MONTANARI - PUPPO: "Non sarebbe esatto intendere la definizione (Epopea della Provvidenza) nel senso di un’azione trionfale della Provvidenza nel mondo. Anche se alla fine i casi dei due promessi sposi sembrano avere una soluzione positiva, le ingiustizie, le violenze, le sofferenze patite da loro come da tanti altri non trovano veramente un compenso in questo mondo. I conti di qui restano aperti e si saldano soltanto nell’al di là. Nel mondo trionfa normalmente quell’apparente giustizia, e reale ingiustizia, che è la giustizia degli uomini... Pur con la fiducia nella Provvidenza, che infonde nei suoi personaggi, anche nei P.S. il Manzoni ha una visione pessimistica della vita terrena, che comporta fatiche e pene per tutti, anche per i giusti e gli innocenti."

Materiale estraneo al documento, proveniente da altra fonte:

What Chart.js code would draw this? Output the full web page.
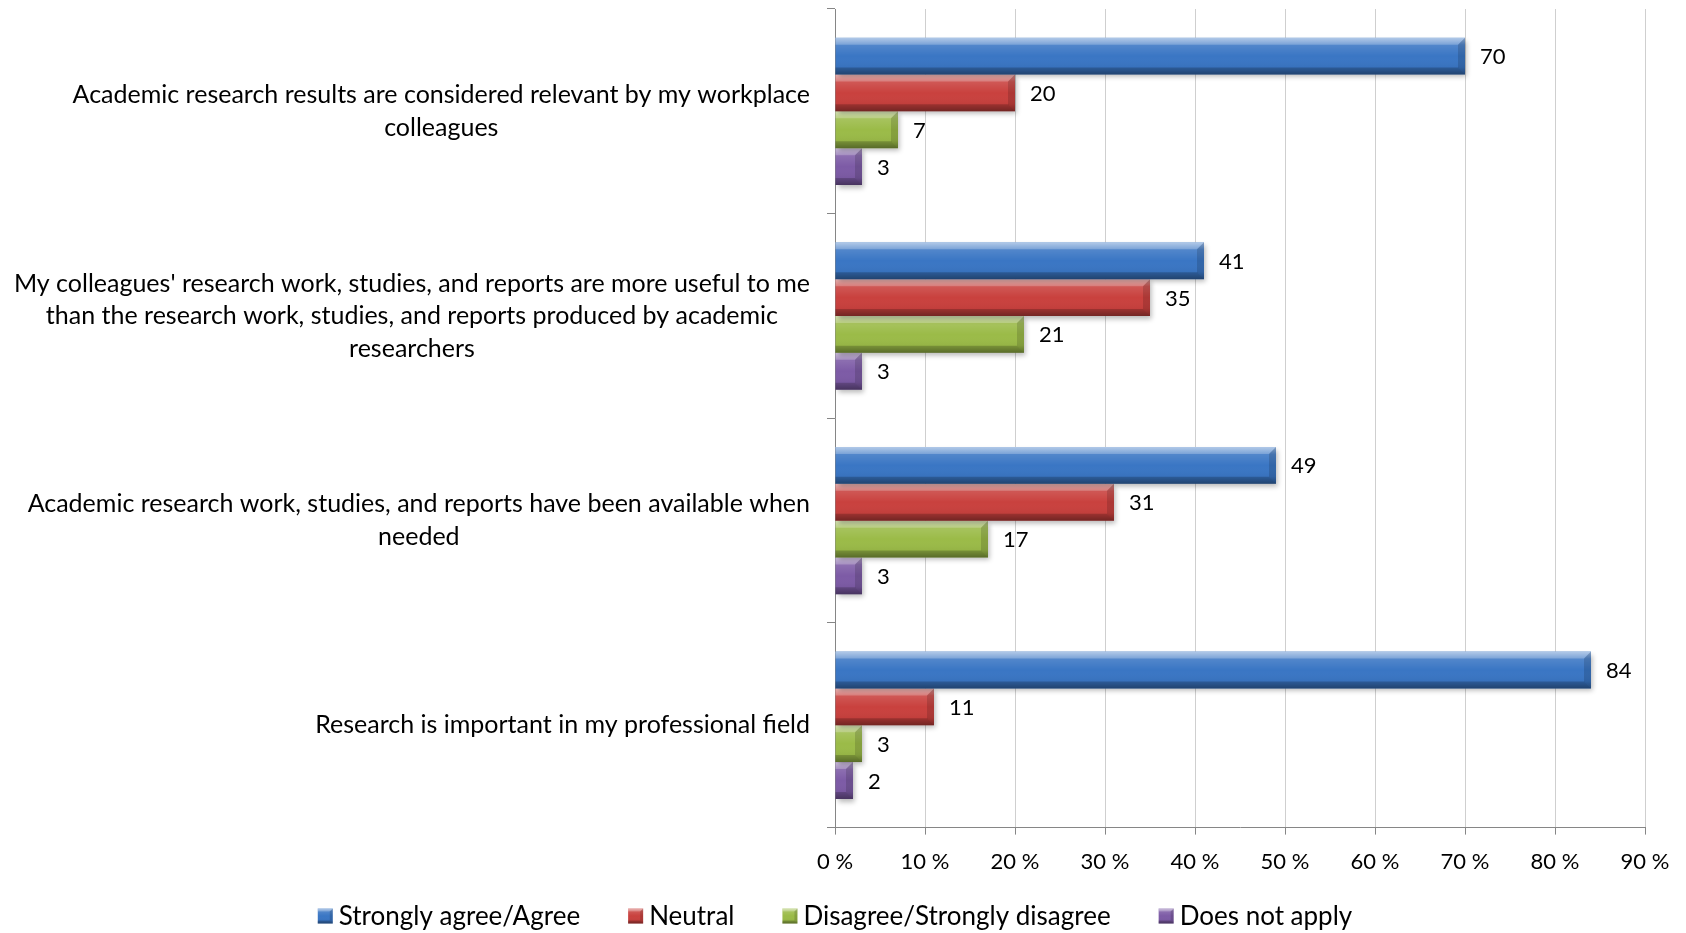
<!DOCTYPE html>
<html>
<head>
<meta charset="utf-8">
<script src="https://cdn.jsdelivr.net/npm/chart.js@4"></script>
<style>
  body { margin: 0; background: #fff; }
  #wrap { width: 1686px; height: 933px; }
</style>
</head>
<body>
<div id="wrap"><canvas id="grafico" width="1686" height="933"></canvas></div>
<script>
// Dados
const categorias = [
  ["Academic research results are considered relevant by my workplace", "colleagues"],
  ["My colleagues' research work, studies, and reports are more useful to me", "than the research work, studies, and reports produced by academic", "researchers"],
  ["Academic research work, studies, and reports have been available when", "needed"],
  ["Research is important in my professional field"]
];
const series = ["Strongly agree/Agree", "Neutral", "Disagree/Strongly disagree", "Does not apply"];
const concordo = [70, 41, 49, 84];
const neutro = [20, 35, 31, 11];
const discordo = [7, 21, 17, 3];
const naoAplica = [3, 3, 3, 2];
const cores = ["#3a76c4", "#c9413e", "#9bbb48", "#7d5ba6"];
const sufixoTick = " %";

const fonte = "Lato, 'Open Sans', sans-serif";
const tamFonte = 22;
const tamCategoria = 25;
const tamLegenda = 26;

// gradiente vertical "3D" para um retângulo
function pintarBisel(c, l, t, r, b, bv) {
  const g = c.createLinearGradient(0, t, 0, b);
  g.addColorStop(0, "rgba(255,255,255,0.5)");
  g.addColorStop(0.2, "rgba(255,255,255,0.12)");
  g.addColorStop(0.5, "rgba(255,255,255,0)");
  g.addColorStop(0.8, "rgba(0,0,0,0.04)");
  g.addColorStop(1, "rgba(0,0,0,0.3)");
  c.fillStyle = g;
  c.fillRect(l, t, r - l, b - t);
  // bisel superior
  c.fillStyle = "rgba(255,255,255,0.22)";
  c.beginPath();
  c.moveTo(l, t); c.lineTo(r, t); c.lineTo(r - bv, t + bv); c.lineTo(l, t + bv);
  c.closePath(); c.fill();
  // bisel inferior
  c.fillStyle = "rgba(0,0,0,0.18)";
  c.beginPath();
  c.moveTo(l, b - bv); c.lineTo(r - bv, b - bv); c.lineTo(r, b); c.lineTo(l, b);
  c.closePath(); c.fill();
  // bisel da ponta
  c.fillStyle = "rgba(0,0,0,0.14)";
  c.beginPath();
  c.moveTo(r - bv, t + bv); c.lineTo(r, t); c.lineTo(r, b); c.lineTo(r - bv, b - bv);
  c.closePath(); c.fill();
}

const visualBarras = {
  id: "visualBarras",
  beforeDatasetDraw(chart) {
    const c = chart.ctx;
    c.save();
    c.shadowColor = "rgba(0,0,0,0.28)";
    c.shadowBlur = 5;
    c.shadowOffsetX = 2;
    c.shadowOffsetY = 3;
  },
  afterDatasetDraw(chart, args) {
    const c = chart.ctx;
    c.restore();
    c.save();
    args.meta.data.forEach(bar => {
      const p = bar.getProps(["x", "y", "base", "height"], true);
      const l = Math.min(p.base, p.x), r = Math.max(p.base, p.x);
      pintarBisel(c, l, p.y - p.height / 2, r, p.y + p.height / 2, Math.min(7, (r - l) / 2));
    });
    c.restore();
  },
  afterDatasetsDraw(chart) {
    // rótulos dos valores
    const c = chart.ctx;
    c.save();
    c.font = tamFonte + "px " + fonte;
    c.fillStyle = "#000";
    c.textAlign = "left";
    c.textBaseline = "middle";
    chart.data.datasets.forEach((ds, i) => {
      chart.getDatasetMeta(i).data.forEach((bar, j) => {
        c.fillText(String(ds.data[j]), bar.x + 15, bar.y + 1);
      });
    });
    c.restore();
  },
  afterDraw(chart) {
    const c = chart.ctx;
    const eixoY = chart.scales.y;
    c.save();
    // rótulos das categorias (linhas centradas, bloco alinhado à direita)
    c.font = tamCategoria + "px " + fonte;
    c.fillStyle = "#000";
    c.textAlign = "center";
    c.textBaseline = "middle";
    const alturaLinha = 32.5;
    const direita = chart.chartArea.left - 25;
    categorias.forEach((linhas, i) => {
      const y = eixoY.getPixelForValue(i);
      const larg = Math.max(...linhas.map(s => c.measureText(s).width));
      const cx = direita - larg / 2;
      const y0 = y - (linhas.length - 1) * alturaLinha / 2;
      linhas.forEach((s, k) => c.fillText(s, cx, y0 + k * alturaLinha));
    });

    // legenda
    c.font = tamLegenda + "px " + fonte;
    c.textAlign = "left";
    const caixa = 15, vao = 6, espaco = 48;
    const largs = series.map(s => c.measureText(s).width);
    const total = largs.reduce((a, w) => a + caixa + vao + w, 0) + espaco * (series.length - 1);
    let x = chart.width / 2 - 8 - total / 2;
    const yLeg = 916;
    series.forEach((s, i) => {
      c.fillStyle = cores[i];
      c.fillRect(x, yLeg - caixa / 2, caixa, caixa);
      pintarBisel(c, x, yLeg - caixa / 2, x + caixa, yLeg + caixa / 2, 3);
      c.fillStyle = "#000";
      c.fillText(s, x + caixa + vao, yLeg + 1);
      x += caixa + vao + largs[i] + espaco;
    });
    c.restore();
  }
};

const ctx = document.getElementById("grafico").getContext("2d");

const grafico = new Chart(ctx, {
  type: "bar",
  data: {
    labels: categorias,
    datasets: [concordo, neutro, discordo, naoAplica].map((d, i) => ({
      label: series[i],
      data: d,
      backgroundColor: cores[i],
      borderWidth: 0,
      categoryPercentage: 0.72,
      barPercentage: 1
    }))
  },
  options: {
    indexAxis: "y",
    responsive: false,
    animation: false,
    layout: { padding: { top: 9, right: 41, bottom: 44, left: 0 } },
    scales: {
      x: {
        min: 0,
        max: 90,
        ticks: {
          stepSize: 10,
          color: "#000",
          padding: 14,
          font: { family: fonte, size: tamFonte },
          maxRotation: 0,
          callback: v => v + sufixoTick
        },
        grid: { color: "#cfcfcf", lineWidth: 1, tickLength: 7, tickColor: "#868686" },
        border: { color: "#868686", width: 1 }
      },
      y: {
        ticks: { display: false },
        grid: { drawOnChartArea: false, offset: true, tickLength: 8, tickColor: "#868686" },
        border: { color: "#868686", width: 1 },
        afterFit(scale) { scale.width = 835; }
      }
    },
    plugins: {
      legend: { display: false },
      tooltip: { enabled: false }
    }
  },
  plugins: [visualBarras]
});
</script>
</body>
</html>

SCIASCIA (Sicilia come metafora): "Manzoni ha tracciato un ritratto disperato dell’Italia, ma la verità profonda dei P.S. non è stata ancora colta. La sua opera è generalmente vista come il prodotto di un cattolico italiano piuttosto tranquillo e conformista, quando invece si tratta di un’opera inquieta, che racchiude un’impietosa analisi della società italiana di ieri e di oggi e delle sue componenti più significative. Un libro…che contiene tutta l’Italia, persino l’Italia che più tardi sarà descritta...".

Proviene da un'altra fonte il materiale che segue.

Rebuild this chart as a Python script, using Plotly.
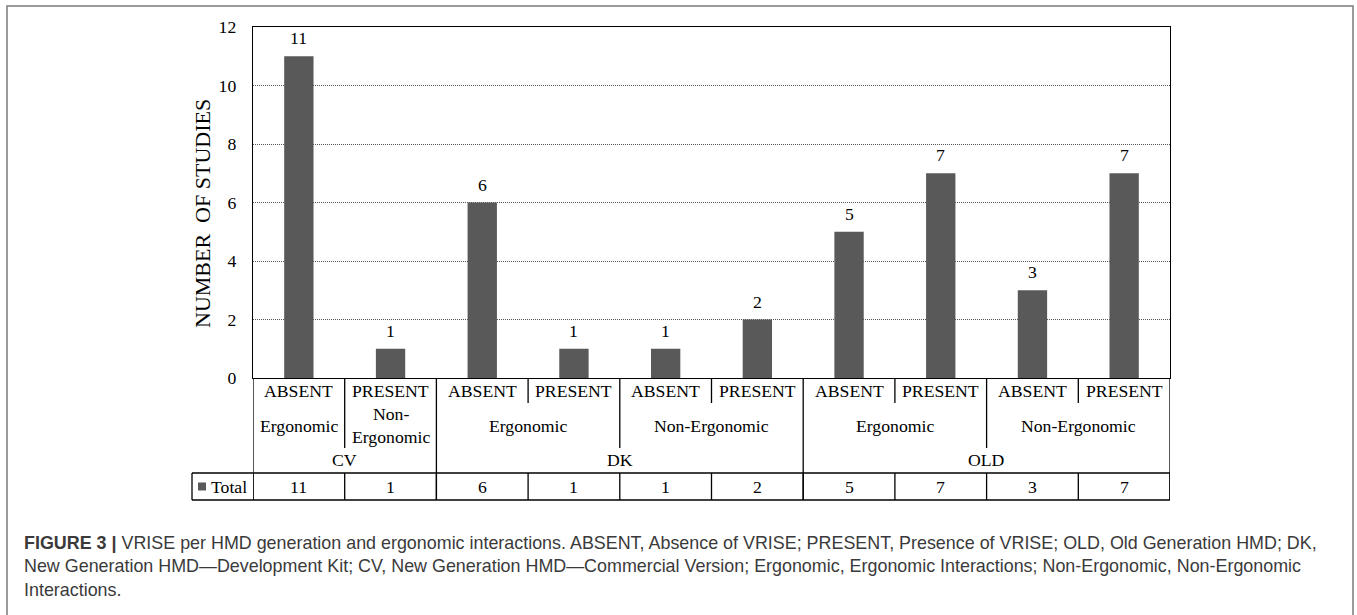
import plotly.graph_objects as go

# ---- data ----
vrise = ["ABSENT", "PRESENT", "ABSENT", "PRESENT", "ABSENT", "PRESENT",
         "ABSENT", "PRESENT", "ABSENT", "PRESENT"]
totals = [11, 1, 6, 1, 1, 2, 5, 7, 3, 7]
# interaction groups: (label, first column, last column)
interactions = [("Ergonomic", 0, 0), ("Non-<br>Ergonomic", 1, 1),
                ("Ergonomic", 2, 3), ("Non-Ergonomic", 4, 5),
                ("Ergonomic", 6, 7), ("Non-Ergonomic", 8, 9)]
generations = [("CV", 0, 1), ("DK", 2, 5), ("OLD", 6, 9)]
series_name = "Total"
y_ticks = [0, 2, 4, 6, 8, 10, 12]
y_title = "NUMBER  OF STUDIES"

W, H = 1357, 615
def PX(x): return x / W
def PY(y): return 1 - y / H

SERIF = "Liberation Serif, Times New Roman, serif"
SANS = "Liberation Sans, Arial, sans-serif"
BAR = "#595959"
TXT = dict(family=SERIF, size=17.7, color="black")

x_idx = list(range(len(totals)))

fig = go.Figure()
fig.add_trace(go.Bar(x=x_idx, y=totals, marker=dict(color=BAR, line=dict(width=0)),
                     width=0.32, name=series_name, showlegend=False, hoverinfo="skip"))

shapes = []
ann = []
L = dict(color="black", width=1.3)

def label(x, y, text, xref="x", yref="paper", xanchor="center", yanchor="middle", **kw):
    d = dict(x=x, y=y, xref=xref, yref=yref, text=text, showarrow=False,
             xanchor=xanchor, yanchor=yanchor, font=TXT)
    d.update(kw)
    ann.append(d)

# bar value labels
for i, v in enumerate(totals):
    label(i, v, str(v), yref="y", yshift=18)

y_zero = 378
y_r1 = 403
y_r2 = 448
y_tab_top = 473
y_tab_bot = 500

for i, t in enumerate(vrise):
    label(i, PY(390.5), t)
for lab, a, b in interactions:
    label((a + b) / 2, PY(426), lab)
for lab, a, b in generations:
    label((a + b) / 2, PY(460), lab)
for i, v in enumerate(totals):
    label(i, PY(486.5), str(v))

# vertical separators
gen_edges = set()
for lab, a, b in generations:
    gen_edges.add(a - 0.5); gen_edges.add(b + 0.5)
int_edges = set()
for lab, a, b in interactions:
    int_edges.add(a - 0.5); int_edges.add(b + 0.5)
for k in range(len(totals) + 1):
    xe = k - 0.5
    if xe in gen_edges:
        y_end = y_tab_bot
    elif xe in int_edges:
        y_end = y_r2
    else:
        y_end = y_r1
    shapes.append(dict(type="line", xref="x", yref="paper", x0=xe, x1=xe,
                       y0=PY(y_zero), y1=PY(y_end), line=L))
    shapes.append(dict(type="line", xref="x", yref="paper", x0=xe, x1=xe,
                       y0=PY(y_tab_top), y1=PY(y_tab_bot), line=L))

# total table horizontal lines + legend cell
tab_left = 192
for yy in (y_tab_top, y_tab_bot):
    shapes.append(dict(type="line", xref="paper", yref="paper", x0=PX(tab_left), x1=PX(1170),
                       y0=PY(yy), y1=PY(yy), line=L))
shapes.append(dict(type="line", xref="paper", yref="paper", x0=PX(tab_left), x1=PX(tab_left),
                   y0=PY(y_tab_top), y1=PY(y_tab_bot), line=L))
shapes.append(dict(type="rect", xref="paper", yref="paper", x0=PX(198), x1=PX(206),
                   y0=PY(490.5), y1=PY(482.5), fillcolor=BAR, line=dict(width=0)))
label(PX(209), PY(486.5), series_name, xref="paper", xanchor="left")

# y-axis title
label(PX(203), PY(214), y_title, xref="paper", textangle=-90,
      font=dict(family=SERIF, size=22, color="black"))

# outer figure frame
shapes.append(dict(type="rect", xref="paper", yref="paper", x0=PX(7), x1=PX(1353),
                   y0=PY(640), y1=PY(6), line=dict(color="#7a7a7a", width=1.5)))

# caption
caption = ("<b>FIGURE 3 |</b> VRISE per HMD generation and ergonomic interactions. ABSENT, Absence of VRISE; "
           "PRESENT, Presence of VRISE; OLD, Old Generation HMD; DK,<br>"
           "New Generation HMD\u2014Development Kit; CV, New Generation HMD\u2014Commercial Version; "
           "Ergonomic, Ergonomic Interactions; Non-Ergonomic, Non-Ergonomic<br>Interactions.")
ann.append(dict(x=PX(22), y=PY(531), xref="paper", yref="paper", text=caption,
                xanchor="left", yanchor="top", align="left", showarrow=False,
                font=dict(family=SANS, size=17.9, color="#3a3a3a")))

fig.update_layout(
    width=W, height=H, margin=dict(l=0, r=0, t=0, b=0, pad=0, autoexpand=False),
    paper_bgcolor="white", plot_bgcolor="white",
    shapes=shapes, annotations=ann, showlegend=False,
    xaxis=dict(domain=[PX(253), PX(1170)], range=[-0.5, len(totals) - 0.5],
               showticklabels=False, showgrid=False, zeroline=False, automargin=False,
               showline=True, mirror=True, linecolor="black", linewidth=1.3, ticks=""),
    yaxis=dict(domain=[PY(378), PY(27)], range=[0, 12], tickvals=y_ticks,
               showgrid=True, gridcolor="#555555", griddash="1px,1px", gridwidth=1,
               zeroline=False, showline=True, mirror=True, linecolor="black", linewidth=1.3,
               ticks="", ticklabelstandoff=12, automargin=False,
               tickfont=TXT),
)

fig.write_html("out.html", post_script="document.body.style.margin='0';",
               config={"displayModeBar": False})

SANSONE (I Maggiori): "Quando Manzoni componeva il suo romanzo usciva via via dal doloroso pessimismo delle tragedie e non vedeva più soltanto la morte e la rassegnata soggezione alla sventura come sole forme di liberazione dalla vita dolorosa, ma sentiva la vita stessa come prova sorretta dalla fede ed animata dalla speranza… Tutto il ritmo dell’esistenza non si prospetta come una vana ed impari lotta tra forza e diritto, oppressori e oppressi, ma come un aperto spettacolo di peccato e di redenzione, di dolore e di gioia, dove ognuno ha la sua parte di bene e di male. La vita è una prova non solo per i buoni, ma per tutti, e riemerge sempre sacra col suo eterno ritmo, sopra l’eterno e necessario confliggere e comporsi delle miserie e delle grandezze [...] la dolorosa compassione manzoniana si fa più solenne di fronte alle sofferenze anonime o ai dolori collettivi [le folle, la carestia, la guerra, la peste]... Questi quadri, nei quali il dolore non rispecchia una responsabilità individuale, ma appare come il risultato necessario dell’umano delirare e sofisticare, sono, senza dubbio, i più poeticamente solenni di tutto il romanzo."

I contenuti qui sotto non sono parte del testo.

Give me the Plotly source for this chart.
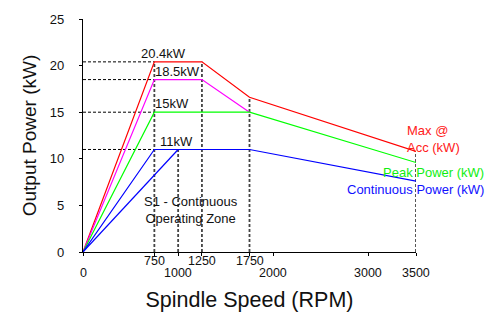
import plotly.graph_objects as go

# ---- data ----
speed_max = [0, 750, 1250, 1750, 3500]
power_max = [0, 20.4, 20.4, 16.6, 10.8]

speed_mag = [0, 750, 1250, 1750]
power_mag = [0, 18.5, 18.5, 15]

speed_peak = [0, 750, 1750, 3500]
power_peak = [0, 15, 15, 9.6]

speed_cont = [0, 750, 1750, 3500]
power_cont = [0, 11, 11, 7.6]

speed_cont2 = [0, 1000]
power_cont2 = [0, 11]

h_ref_levels = [20.4, 18.5, 15, 11]
h_ref_end = 750
v_ref_speeds = [750, 1000, 1250, 1750, 3500]
v_ref_tops = [20.4, 11, 20.4, 16.6, 10.8]

x_tick_row1 = [750, 1250, 1750]
x_tick_row2 = [0, 1000, 2000, 3000, 3500]
y_ticks = [0, 5, 10, 15, 20, 25]

level_labels = ["20.4kW", "18.5kW", "15kW", "11kW"]
level_label_x = [846, 993, 936, 985]
level_label_y = [21.34, 19.4, 15.93, 11.85]

FONT = "Liberation Sans, Arial, sans-serif"

fig = go.Figure()

# dashed reference lines
hx, hy = [], []
for lv in h_ref_levels:
    hx += [0, h_ref_end, None]
    hy += [lv, lv, None]
fig.add_trace(go.Scatter(x=hx, y=hy, mode="lines",
                         line=dict(color="black", width=1, dash="3px,2px"),
                         hoverinfo="skip", showlegend=False))
vx, vy = [], []
for s, t in zip(v_ref_speeds, v_ref_tops):
    vx += [s, s, None]
    vy += [0, t, None]
fig.add_trace(go.Scatter(x=vx, y=vy, mode="lines",
                         line=dict(color="#444444", width=1.8, dash="3px,2px"),
                         hoverinfo="skip", showlegend=False))

series = [
    (speed_max, power_max, "#ff0000"),
    (speed_mag, power_mag, "#ff00ff"),
    (speed_peak, power_peak, "#00ff00"),
    (speed_cont, power_cont, "#0000ff"),
    (speed_cont2, power_cont2, "#0000ff"),
]
for xs, ys, c in series:
    fig.add_trace(go.Scatter(x=xs, y=ys, mode="lines",
                             line=dict(color=c, width=1.2),
                             hoverinfo="skip", showlegend=False))

ann = []
# x tick labels in two rows
for v in x_tick_row1:
    ann.append(dict(x=v, y=0, xref="x", yref="y", text=str(v), showarrow=False,
                    yanchor="middle", yshift=-9, font=dict(size=12.5, color="#111")))
for v in x_tick_row2:
    ann.append(dict(x=v, y=0, xref="x", yref="y", text=str(v), showarrow=False,
                    yanchor="middle", yshift=-21, font=dict(size=12.5, color="#111")))
# level labels
for t, x, y in zip(level_labels, level_label_x, level_label_y):
    ann.append(dict(x=x, y=y, xref="x", yref="y", text=t, showarrow=False,
                    yanchor="middle", font=dict(size=13, color="#111")))
ann.append(dict(x=1140, y=4.48, xref="x", yref="y",
                text="S1 - Continuous<br>Operating Zone", showarrow=False,
                align="center", yanchor="middle", font=dict(size=13, color="#111")))
ann.append(dict(x=3386, y=12.1, xref="x", yref="y", text="Max @<br>Acc (kW)",
                showarrow=False, xanchor="left", align="left", yanchor="middle",
                font=dict(size=13, color="#ff2020")))
ann.append(dict(x=1.21, y=8.58, xref="paper", yref="y", text="Peak Power (kW)",
                showarrow=False, xanchor="right", yanchor="middle",
                font=dict(size=13, color="#11ee11")))
ann.append(dict(x=1.21, y=6.75, xref="paper", yref="y", text="Continuous Power (kW)",
                showarrow=False, xanchor="right", yanchor="middle",
                font=dict(size=13, color="#1010ff")))

fig.update_layout(
    width=503, height=318,
    margin=dict(l=83, r=87, t=17, b=64),
    paper_bgcolor="white", plot_bgcolor="white",
    font=dict(family=FONT, color="#111"),
    showlegend=False,
    annotations=ann,
    xaxis=dict(range=[0, 3500], showgrid=False, zeroline=False,
               showline=True, linecolor="black", linewidth=1.2,
               tickvals=x_tick_row1 + x_tick_row2, ticks="outside", ticklen=3,
               tickcolor="black", showticklabels=False,
               title=dict(text="Spindle Speed (RPM)", font=dict(size=21.5), standoff=36)),
    yaxis=dict(range=[0, 25], showgrid=False, zeroline=False,
               showline=True, linecolor="black", linewidth=1.2,
               tickvals=y_ticks, ticks="outside", ticklen=3, tickcolor="black",
               ticklabelstandoff=12, tickfont=dict(size=13),
               title=dict(text="Output Power (kW)", font=dict(size=19), standoff=8)),
)

fig.write_html("out.html", config={"displayModeBar": False},
               post_script="document.body.style.margin='0';document.body.style.padding='0';")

Con molto equilibrio e, mi pare, con grande persuasività ALBERTI collega la ‘scoperta’ del protagonismo di Renzo e Lucia con una visione della vita aspra ma non disperata. "Certo il Manzoni aveva conosciuto questa gente (gli umili) fin da quando il Vangelo, riscoperto attraverso i nuovi ideali democratici glieli aveva rivelati; ma per avvistare e individuare Fermo e Lucia nella fiumana di secoli, per riconoscerli fratelli lui, privilegiato fin dalla nascita, c’era voluto altro. Neppure erano bastati gli ideologi e i nuovi storici francesi: non era bastata... la scoperta delle popolazioni italiche di quei secoli oscuri, passate sulla terra ‘senza lasciare traccia’... C’era voluta... la piena consapevolezza che lo stato d’oppressione, di soggezione, di servitù, è lo stato più comune su questa terra, e al quale non v’è da opporre che una sola cosa: la solidarietà attiva dell’amore, unica fonte di vera libertà... Per questo l’oscuro filatore di seta Renzo Tramaglino diventerà il protagonista non solo di una storia, ma della Storia... Se la scriveva lui, Alessandro Manzoni, era solo perché "sapeva di lettere".